THE PROBLEM: Only the lines from the top of the listing below to the line that has "at (888, 626);" should be echoed, with both ends kept and pictures left out.

DATA SECTION:
◇ ◇ ◇
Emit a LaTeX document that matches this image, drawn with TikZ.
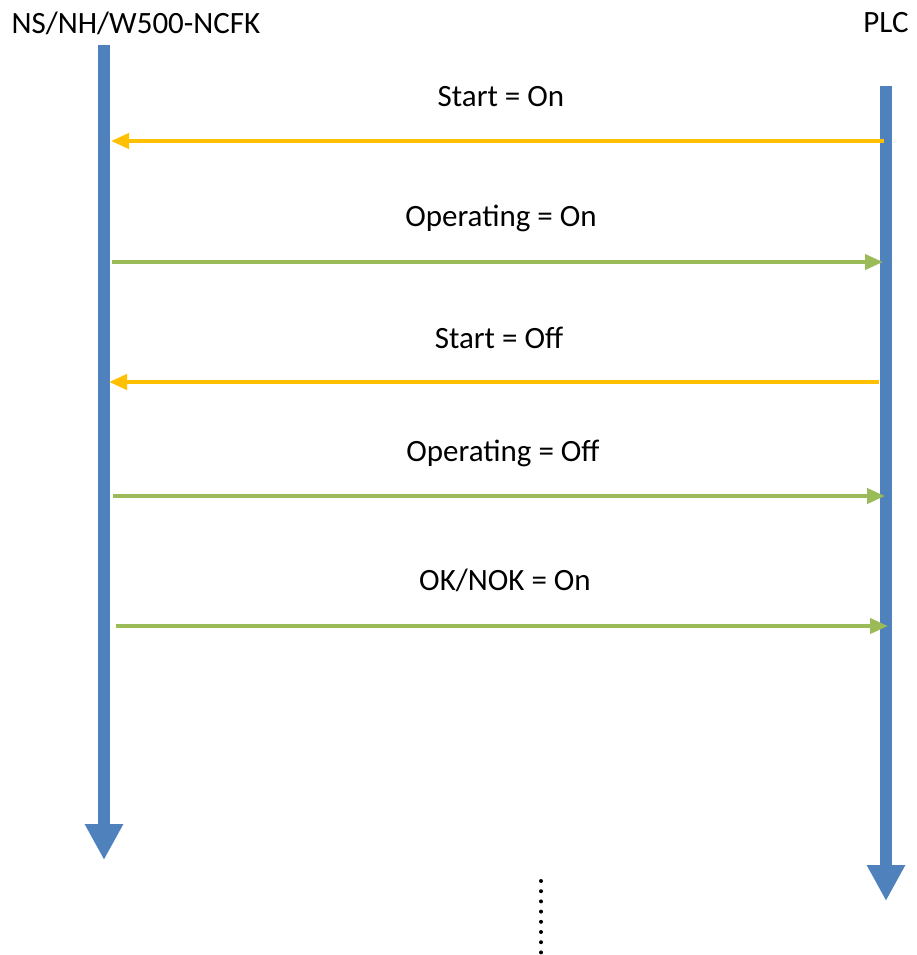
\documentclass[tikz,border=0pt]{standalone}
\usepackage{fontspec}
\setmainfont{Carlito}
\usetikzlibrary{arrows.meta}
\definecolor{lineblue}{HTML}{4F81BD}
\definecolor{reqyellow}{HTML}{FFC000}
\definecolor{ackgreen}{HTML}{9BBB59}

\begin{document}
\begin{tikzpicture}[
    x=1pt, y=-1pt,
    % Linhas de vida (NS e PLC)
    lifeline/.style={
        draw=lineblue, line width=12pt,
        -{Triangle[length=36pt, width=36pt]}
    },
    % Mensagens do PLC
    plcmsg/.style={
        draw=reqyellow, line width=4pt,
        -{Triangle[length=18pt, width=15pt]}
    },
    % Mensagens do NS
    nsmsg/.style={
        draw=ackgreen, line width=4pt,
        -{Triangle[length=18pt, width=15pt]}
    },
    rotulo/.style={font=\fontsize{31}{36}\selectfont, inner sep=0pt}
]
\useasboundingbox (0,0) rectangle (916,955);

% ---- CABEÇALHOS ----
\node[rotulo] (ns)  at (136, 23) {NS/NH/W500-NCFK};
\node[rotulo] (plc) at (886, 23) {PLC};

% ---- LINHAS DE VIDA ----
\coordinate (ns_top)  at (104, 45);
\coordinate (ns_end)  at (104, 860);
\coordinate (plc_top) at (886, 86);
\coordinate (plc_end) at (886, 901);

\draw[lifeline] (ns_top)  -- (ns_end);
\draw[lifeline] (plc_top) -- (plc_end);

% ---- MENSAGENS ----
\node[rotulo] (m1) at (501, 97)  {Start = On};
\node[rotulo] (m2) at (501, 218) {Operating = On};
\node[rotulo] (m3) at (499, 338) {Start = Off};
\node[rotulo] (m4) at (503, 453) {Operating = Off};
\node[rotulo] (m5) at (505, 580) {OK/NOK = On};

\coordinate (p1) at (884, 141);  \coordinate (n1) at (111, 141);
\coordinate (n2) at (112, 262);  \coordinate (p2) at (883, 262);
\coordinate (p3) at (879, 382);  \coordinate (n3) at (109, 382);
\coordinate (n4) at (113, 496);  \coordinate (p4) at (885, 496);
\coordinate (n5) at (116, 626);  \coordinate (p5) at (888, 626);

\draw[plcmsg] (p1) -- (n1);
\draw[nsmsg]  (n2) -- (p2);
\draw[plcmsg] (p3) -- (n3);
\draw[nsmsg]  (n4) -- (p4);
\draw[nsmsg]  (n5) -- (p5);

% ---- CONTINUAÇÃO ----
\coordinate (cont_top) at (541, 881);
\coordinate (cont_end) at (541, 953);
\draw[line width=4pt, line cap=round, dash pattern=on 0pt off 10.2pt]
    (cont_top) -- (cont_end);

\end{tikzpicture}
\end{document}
◇ ◇ ◇
SOLUTION TO THE PROBLEM:
Emit a LaTeX document that matches this image, drawn with TikZ.
\documentclass[tikz,border=0pt]{standalone}
\usepackage{fontspec}
\setmainfont{Carlito}
\usetikzlibrary{arrows.meta}
\definecolor{lineblue}{HTML}{4F81BD}
\definecolor{reqyellow}{HTML}{FFC000}
\definecolor{ackgreen}{HTML}{9BBB59}

\begin{document}
\begin{tikzpicture}[
    x=1pt, y=-1pt,
    % Linhas de vida (NS e PLC)
    lifeline/.style={
        draw=lineblue, line width=12pt,
        -{Triangle[length=36pt, width=36pt]}
    },
    % Mensagens do PLC
    plcmsg/.style={
        draw=reqyellow, line width=4pt,
        -{Triangle[length=18pt, width=15pt]}
    },
    % Mensagens do NS
    nsmsg/.style={
        draw=ackgreen, line width=4pt,
        -{Triangle[length=18pt, width=15pt]}
    },
    rotulo/.style={font=\fontsize{31}{36}\selectfont, inner sep=0pt}
]
\useasboundingbox (0,0) rectangle (916,955);

% ---- CABEÇALHOS ----
\node[rotulo] (ns)  at (136, 23) {NS/NH/W500-NCFK};
\node[rotulo] (plc) at (886, 23) {PLC};

% ---- LINHAS DE VIDA ----
\coordinate (ns_top)  at (104, 45);
\coordinate (ns_end)  at (104, 860);
\coordinate (plc_top) at (886, 86);
\coordinate (plc_end) at (886, 901);

\draw[lifeline] (ns_top)  -- (ns_end);
\draw[lifeline] (plc_top) -- (plc_end);

% ---- MENSAGENS ----
\node[rotulo] (m1) at (501, 97)  {Start = On};
\node[rotulo] (m2) at (501, 218) {Operating = On};
\node[rotulo] (m3) at (499, 338) {Start = Off};
\node[rotulo] (m4) at (503, 453) {Operating = Off};
\node[rotulo] (m5) at (505, 580) {OK/NOK = On};

\coordinate (p1) at (884, 141);  \coordinate (n1) at (111, 141);
\coordinate (n2) at (112, 262);  \coordinate (p2) at (883, 262);
\coordinate (p3) at (879, 382);  \coordinate (n3) at (109, 382);
\coordinate (n4) at (113, 496);  \coordinate (p4) at (885, 496);
\coordinate (n5) at (116, 626);  \coordinate (p5) at (888, 626);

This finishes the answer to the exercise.